Theory–practice gap: The convergence proof applies only to the non-renormalized variant, while experiments use the renormalized variant. Although no significant empirical difference is observed, this gap requires theoretical resolution.
ECE improvement not significant: Despite significant improvements in confidence metrics, the most central calibration metric, ECE (p=0.14), does not reach statistical significance. Larger sample sizes or more complex tasks may be needed.
Extended training results based on a single seed: The "interesting" 1000-epoch results derive from a single seed and lack statistical reliability.
Lack of large-scale validation: Scalability to larger models (ResNet-50+) and larger datasets remains unverified.

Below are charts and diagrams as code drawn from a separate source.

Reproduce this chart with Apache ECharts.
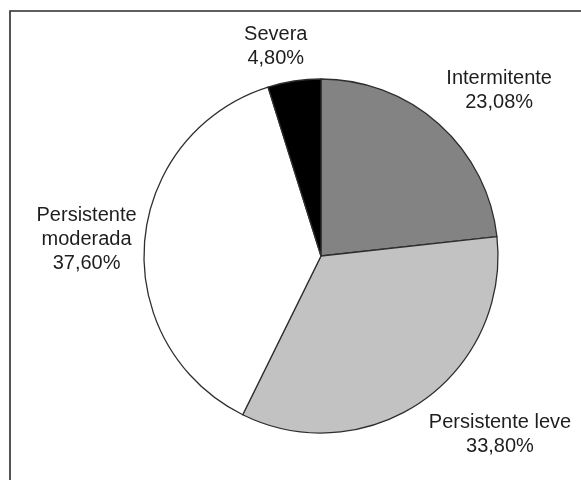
<!DOCTYPE html>
<html>
<head>
<meta charset="utf-8">
<script src="https://cdn.jsdelivr.net/npm/echarts@6/dist/echarts.min.js"></script>
<style>
  html, body { margin: 0; padding: 0; background: #fff; }
  #chart { width: 581px; height: 480px; }
</style>
</head>
<body>
<div id="chart"></div>
<script>
// Severity classes and their shares (%)
const categories = ['Intermitente', 'Persistente leve', 'Persistente\nmoderada', 'Severa'];
const values = [23.08, 33.80, 37.60, 4.80];
const valueLabels = ['23,08%', '33,80%', '37,60%', '4,80%'];

// Slice fills
const sliceColors = ['#838383', '#c2c2c2', '#ffffff', '#000000'];

// Pie geometry (px)
const pieCenter = [321, 256];
const pieRadius = 177;

// Label placement: extra distance beyond the rim and angular nudge (deg)
const labelExtra = [66, 76, 58, 37];
const labelNudge = [5.3, -10, -0.5, -3.5];

// Mid-angle of each slice, clockwise from 12 o'clock
const total = values.reduce((a, b) => a + b, 0);
const midAngles = [];
let acc = 0;
values.forEach(v => {
  midAngles.push((acc + v / 2) / total * 360);
  acc += v;
});

const chart = echarts.init(document.getElementById('chart'));
chart.setOption({
  backgroundColor: '#ffffff',
  animation: false,
  graphic: [{
    type: 'polyline',
    shape: { points: [[10, 480], [10, 11], [581, 11]] },
    style: { stroke: '#2b2b2b', lineWidth: 1.6, fill: null }
  }],
  series: [{
    type: 'pie',
    center: pieCenter,
    radius: pieRadius,
    startAngle: 90,
    clockwise: true,
    avoidLabelOverlap: false,
    silent: true,
    itemStyle: { borderColor: '#2e2e2e', borderWidth: 1.3 },
    label: {
      show: true,
      position: 'outside',
      formatter: p => categories[p.dataIndex] + '\n' + valueLabels[p.dataIndex],
      fontFamily: 'Liberation Sans, Arial, sans-serif',
      fontSize: 20,
      lineHeight: 24,
      color: '#1e1e1e',
      align: 'center'
    },
    labelLine: { show: false },
    labelLayout: function (p) {
      const i = p.dataIndex;
      const a = (midAngles[i] + labelNudge[i]) * Math.PI / 180;
      const d = pieRadius + labelExtra[i];
      return {
        x: pieCenter[0] + d * Math.sin(a),
        y: pieCenter[1] - d * Math.cos(a),
        align: 'center',
        verticalAlign: 'middle'
      };
    },
    data: categories.map((c, i) => ({
      name: c,
      value: values[i],
      itemStyle: { color: sliceColors[i] }
    }))
  }]
});
</script>
</body>
</html>
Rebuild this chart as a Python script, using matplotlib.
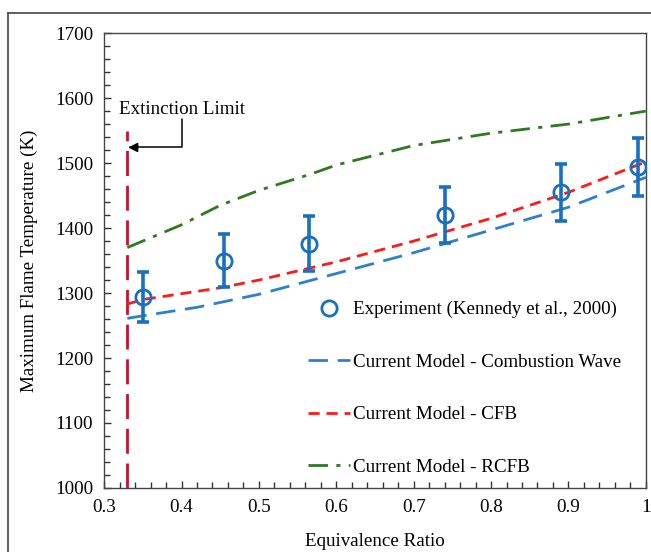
import numpy as np
import matplotlib
matplotlib.use("Agg")
import matplotlib.pyplot as plt
from matplotlib.lines import Line2D

plt.rcParams['font.family'] = ['Liberation Serif', 'DejaVu Serif']

# Experiment (Kennedy et al., 2000)
phi_exp = [0.35, 0.455, 0.565, 0.74, 0.89, 0.99]
T_exp = [1294, 1350, 1376, 1420, 1455, 1494]
T_err = [38, 41, 42, 43, 44, 45]

# Current model - combustion wave
phi_cw = [0.33, 0.35, 0.42, 0.5, 0.6, 0.7, 0.8, 0.9, 1.0]
T_cw = [1261, 1265, 1278, 1298, 1330, 1362, 1397, 1432, 1478]

# Current model - CFB
phi_cfb = [0.33, 0.35, 0.45, 0.5, 0.6, 0.7, 0.8, 0.9, 1.0]
T_cfb = [1283, 1290, 1308, 1320, 1348, 1380, 1415, 1455, 1502]

# Current model - RCFB
phi_rcfb = [0.33, 0.4, 0.45, 0.5, 0.567, 0.6, 0.7, 0.8, 0.9, 1.0]
T_rcfb = [1370, 1405, 1435, 1458, 1483, 1497, 1527, 1546, 1560, 1580]

# extinction limit
phi_ext = 0.33
T_ext = [1000, 1550]

fs = 13.7
fig = plt.figure(figsize=(6.51, 5.52), dpi=100)
ax = fig.add_axes([0.16, 0.116, 0.832, 0.824])

ax.plot([phi_ext, phi_ext], T_ext, color='#c8102e', lw=2, dashes=(9, 3.5), zorder=2)

ax.errorbar(phi_exp, T_exp, yerr=T_err, fmt='none', ecolor='#1a6fbf', elinewidth=2.6,
            capsize=4, capthick=2.6, zorder=4)
ax.plot(phi_exp, T_exp, 'o', mfc='none', mec='#1a6fbf', mew=2, ms=11, zorder=5,
        label='Experiment (Kennedy et al., 2000)')

ax.plot(phi_cw, T_cw, color='#2f7fcf', lw=2, dashes=(7, 3.5), zorder=3,
        label='Current Model - Combustion Wave')
ax.plot(phi_cfb, T_cfb, color='#ff1a1a', lw=2, dashes=(4, 2.5), zorder=3,
        label='Current Model - CFB')
ax.plot(phi_rcfb, T_rcfb, color='#2e7a1f', lw=2, dashes=(7, 3, 1.5, 3), zorder=3,
        label='Current Model - RCFB')

# annotation
ax.text(0.40, 1583, 'Extinction Limit', ha='center', va='center', fontsize=fs)
ax.annotate('', xy=(0.331, 1524), xytext=(0.40, 1568),
            arrowprops=dict(arrowstyle='-|>', connectionstyle='angle,angleA=90,angleB=0,rad=0',
                            color='black', lw=1.1, shrinkA=0, shrinkB=0, mutation_scale=14))

ax.set_xlim(0.3, 1.0)
ax.set_ylim(1000, 1700)
ax.set_xticks(np.arange(0.3, 1.01, 0.1))
ax.set_xticklabels(['0.3', '0.4', '0.5', '0.6', '0.7', '0.8', '0.9', '1'])
ax.set_xticks(np.arange(0.3, 1.001, 0.02), minor=True)
ax.set_yticks(np.arange(1000, 1701, 100))
ax.set_yticks(np.arange(1000, 1701, 20), minor=True)
ax.tick_params(which='both', direction='in', labelsize=fs, top=False, right=False, color='#333333')
ax.tick_params(which='major', length=5, width=1, pad=8)
ax.tick_params(which='minor', length=4, width=1)
for s in ax.spines.values():
    s.set_color('#444444')
    s.set_linewidth(1)

ax.set_xlabel('Equivalence Ratio', fontsize=fs, labelpad=12)
ax.set_ylabel('Maximum Flame Temperature (K)', fontsize=fs, labelpad=12)

leg = ax.legend(loc='upper left', bbox_to_anchor=(0.376, 0.411), frameon=False, fontsize=fs,
                handlelength=2.2, handletextpad=0.15, labelspacing=1.85, borderpad=0,
                borderaxespad=0)

# outer frame of the picture
fig.add_artist(Line2D([8 / 651, 8 / 651], [0, 1 - 13 / 552], color='#444444', lw=1.2))
fig.add_artist(Line2D([8 / 651, 1], [1 - 13 / 552, 1 - 13 / 552], color='#444444', lw=1.2))

fig.savefig('out.png', dpi=100)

vs. Temperature Scaling (Guo et al. 2017): Temperature scaling adjusts outputs post-training; OrthoGrad constrains gradients during training. The two are complementary—OrthoGrad improves intrinsic calibration, while temperature scaling provides further fine-tuning. Experiments confirm that OrthoGrad does not compromise the effectiveness of post-hoc calibration.
vs. Focal Loss (Mukhoti et al. 2020): Focal loss improves calibration by reweighting the loss function and requires tuning the hyperparameter \(\gamma\). OrthoGrad does not modify the loss function and represents an orthogonal approach; in principle, the two methods can be combined.
vs. Orthogonal Gradient for Grokking (Prieto et al. 2025): OrthoGrad was originally designed to stabilize training near grokking. This paper finds that the same geometric constraint is also effective for calibration, suggesting that gradient orthogonalization may have broader regularization effects.

Rating¶

Novelty: ⭐⭐⭐⭐ Opens a new perspective of "improving calibration via geometric constraints on the optimization trajectory," though OrthoGrad itself is not a new method.
Experimental Thoroughness: ⭐⭐⭐ Statistical analysis is rigorous (20 seeds, effect sizes, p-values), but the dataset and model scales are limited.
Writing Quality: ⭐⭐⭐⭐ Theoretical motivation is clear, experimental presentation is well-structured, and the theory–practice gap is discussed candidly.
Value: ⭐⭐⭐⭐ The method is simple and practical, can be immediately integrated into existing training pipelines, and the research direction is promising.